There appears to have been some kid of problem in the Ephesian churches with younger women (5:11-15). This is one of many difficult passages in 1 Timothy because our modern world view balks at the idea of the church requiring a young widow to re-marry. But we need to read this text against the background of marriage in the Greco-Roman world as well as the context of the opponents who have been the subject of the whole letter.
A younger widow ought to be encouraged to remarry and start a family. Presumably Paul has in mind here widows who do not have any children and would be considered young enough to start a family. If the age statistics mentioned above are accurate for Ephesus, there may have been a number of women widowed young. Rather than remaining unmarried for the rest of their lives, Paul says they ought to marry.
The motivation for this command is similar to 1 Corinthians 7. While it is ideal for a person to remain unmarried and wholly devoted to ministry, to remain unmarried is (for most people) a very difficult life. Better, Paul says, to marry than to struggle to maintain a pure celibate life.
In verse 11 Paul says these younger widows are drawn away (καταστρηνιάω) from Christ because of their desire to remarry. This is a very difficult line to translate because the verb only appears here in the New Testament. It is related to the verb στρηνιάω, to “live luxuriously,” only found in Rev 18:7 describing the city of Babylon.
This desire to remarry brings judgment because they “break their vow.” This is usually taken as a hint the younger widows have made some sort of commitment to not remarry, but later want to set their vow aside and remarry. This is anachronistic: Paul is not describing women who have run off to a nunnery and taken vows in a medieval, monastic sense!
Towner suggests the young widows desire to remarry and are choosing to marry outside the faith (The Pastoral Epistles, 352). The commitment they are setting aside is their commitment to Jesus Christ. Typically women in the Roman world would set aside their family gods and adopt the gods of their new husband. If this is the case, then the judgment they face is because they have recanted their faith in Jesus to marry a non-believing man.
It is possible the younger widows were encouraged not to marry by the opponents in Ephesus. Since they are not raising a family, these younger widows become “idlers and gossips.” An “idler” (ἀργός) refers to someone who is lazy, or unwilling to work. Whether male or female, Paul has little good to say for someone who refuses to work. 1 Thessalonians 4:1-8 deals with this problem. In Thessalonica there were people who were people who attempted to “devote themselves to ministry” and lived off gifts from the church. Paul states quite clearly people ought to work in order to provide for their own needs rather than rely on the church.
To describe these young widows as “gossips” is adequate, but it may create the impression of a modern “gossipy housewife.” The noun (φλύαρος, only used here) and associated verb (φλυαρέω, only in 3 John 10) can have the connotation of worthless talk, or even disparaging talk (BDAG uses “prattle”). In one sense, this is similar to the “myths and genealogies” which Paul condemned in 1:4, but the word may indicate the younger widows have fallen under the influence of the opponents and are disparaging Paul and his gospel. There is ample evidence some false teachers often targeted women as potential patrons.

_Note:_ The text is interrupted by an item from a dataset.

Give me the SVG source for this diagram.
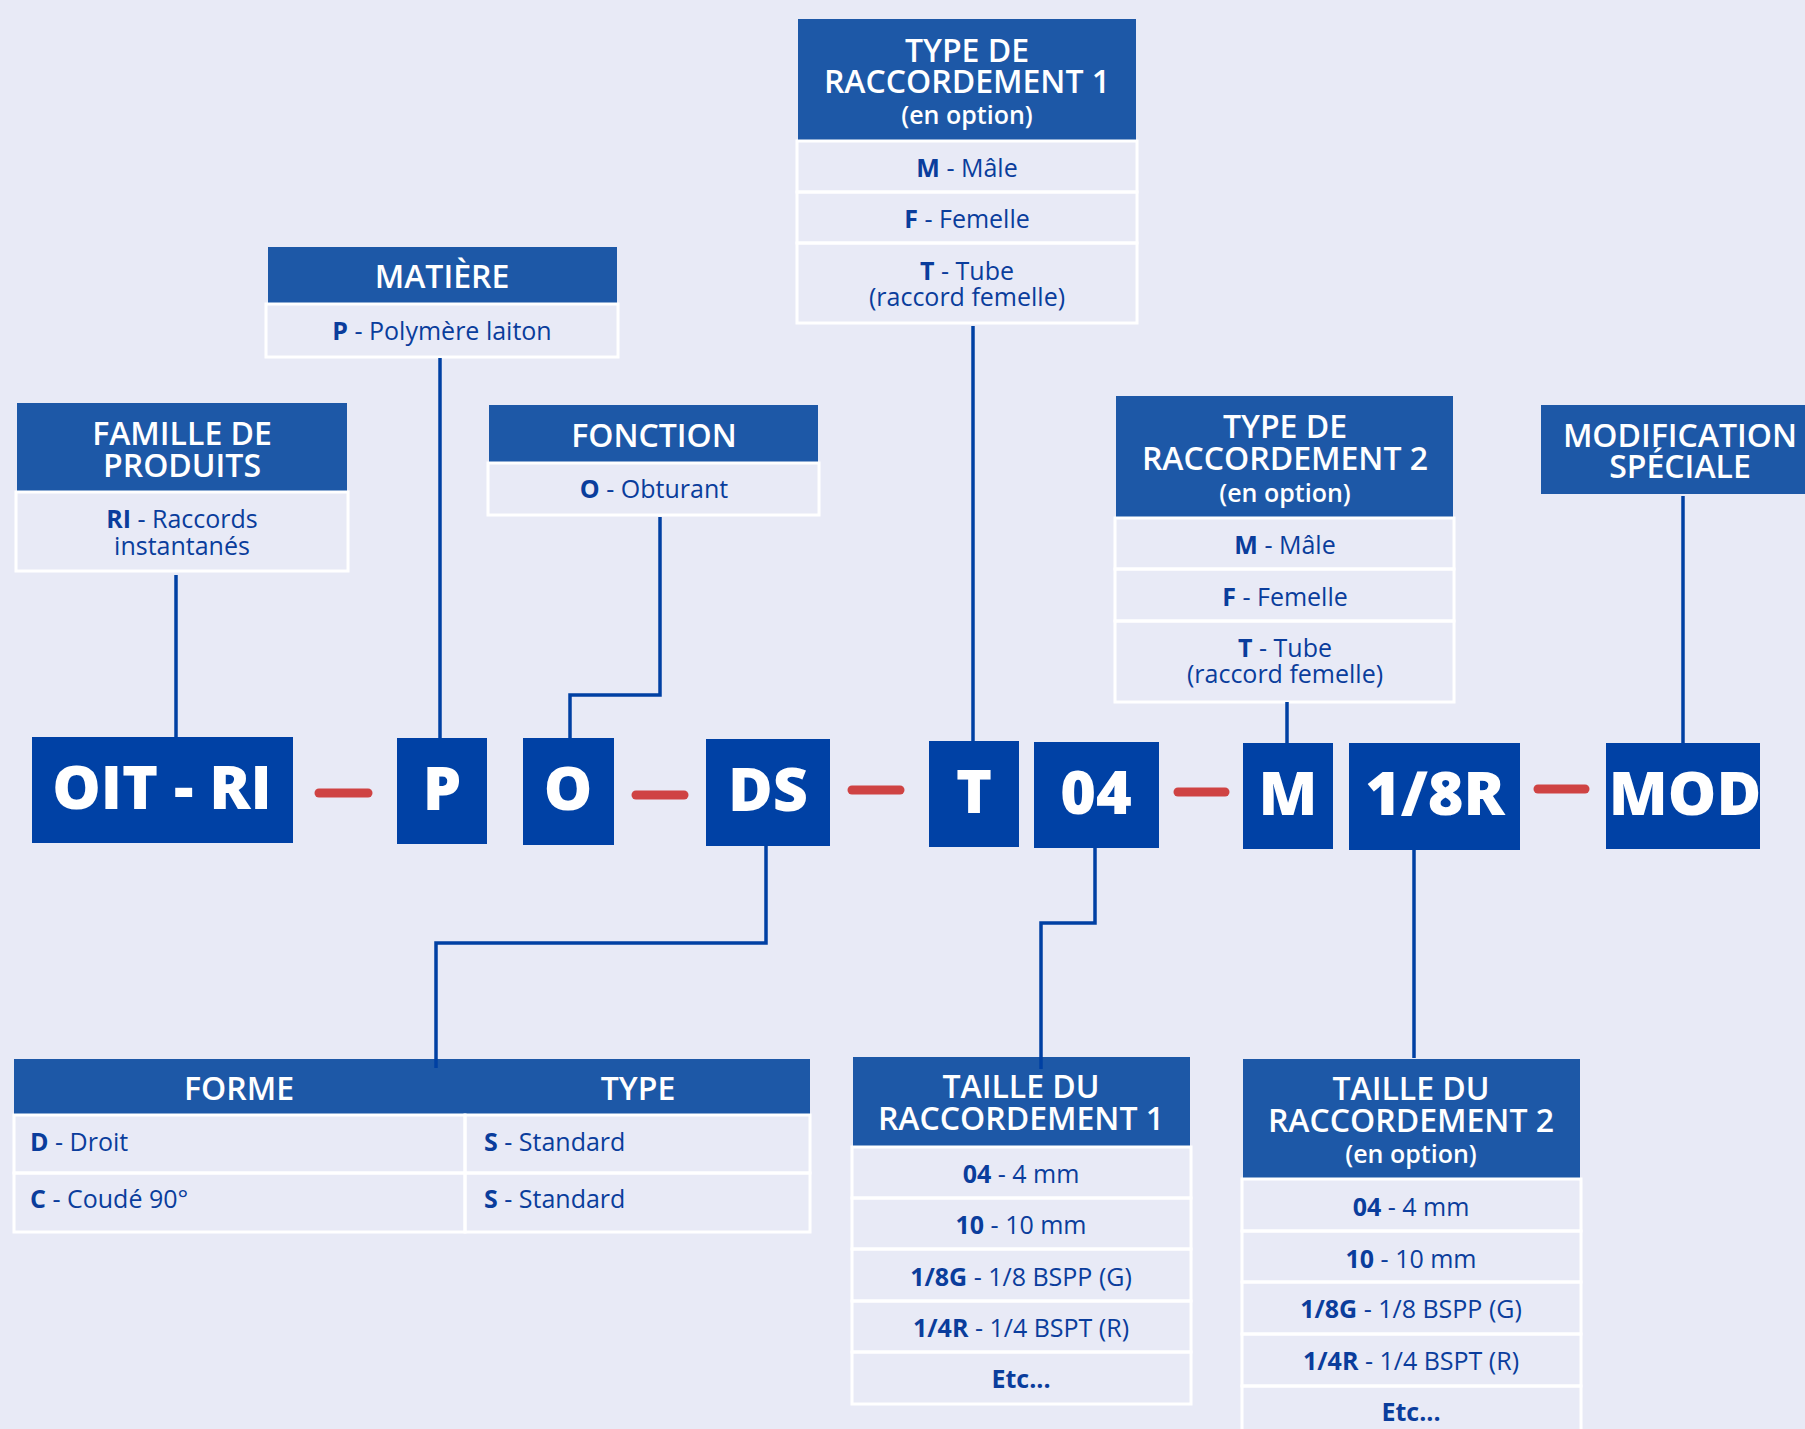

An important observation here is that the young widows who are choosing to not remarry have the financial means to live an idle life. They have some sort of financial support (their dowry or some sort of inheritance) which enables them to be idlers and gossips. People who are working hard to meet the needs of their family do not have time for these things!
While these verses are sometimes disparaged as reflecting a patriarchal, even misogynist view of the church,but Paul’s concern in 1 Timothy overall is the reputation of the church in the community. The Roman world did not respect idlers, or people who were “gossipy” whether they were men or women. it is not as though women have a monopoly on gossip, men are just as likely to engage in worthless chatter. To be honest, the biggest gossips I have ever know have been older men!
Like his comments on modest dress, Paul’s strand condemnation of idlers and busybodies applies equally to men and women.